A dívida pública teve a seguinte evolução até março, em relação a dezembro/08: a dívida mobiliária ficou estacionada, a dívida líquida subiu 1,8% e a dívida bruta cresceu 4,1%, atingindo R$ 1.812,5 bi-lhões (62% do PIB).

Inexplicavelmente, com reservas cambiais que já atingiram US$ 202 bilhões, o Tesouro Nacional captou, em 06 de maio, US$ 750 milhões, com taxa de juros de 5,8% e vencimento para 2019.

Setor Externo

As exportações em abril atingiram US$ 12,3 bilhões e as importações US$ 8,6 bilhões, acumulando no quadrimestre, respectivamente, US$ 43,5 bilhões (-17,5%) e US$ 36,8 bilhões (-23,8%).
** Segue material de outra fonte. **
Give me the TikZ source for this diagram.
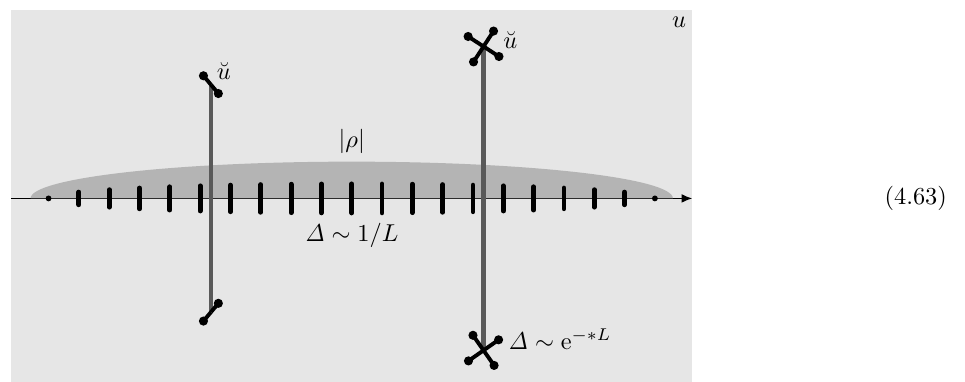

A crise econômico-financeira nos Estados Unidos não teve, até agora, evolução significativa, permanecendo os problemas nos três setores mais significativos: bancário, imobiliário e indústria automobilística. O mesmo quadro se observa na Europa.

Na China, há evidentes sinais de recuperação, apesar da queda das exportações. As importações continuam em alta, em minério de ferro, cobre, alumínio, celulose e, também, no setor de alimentos. Os preços, todavia, estão bem abaixo dos níveis pré-crise.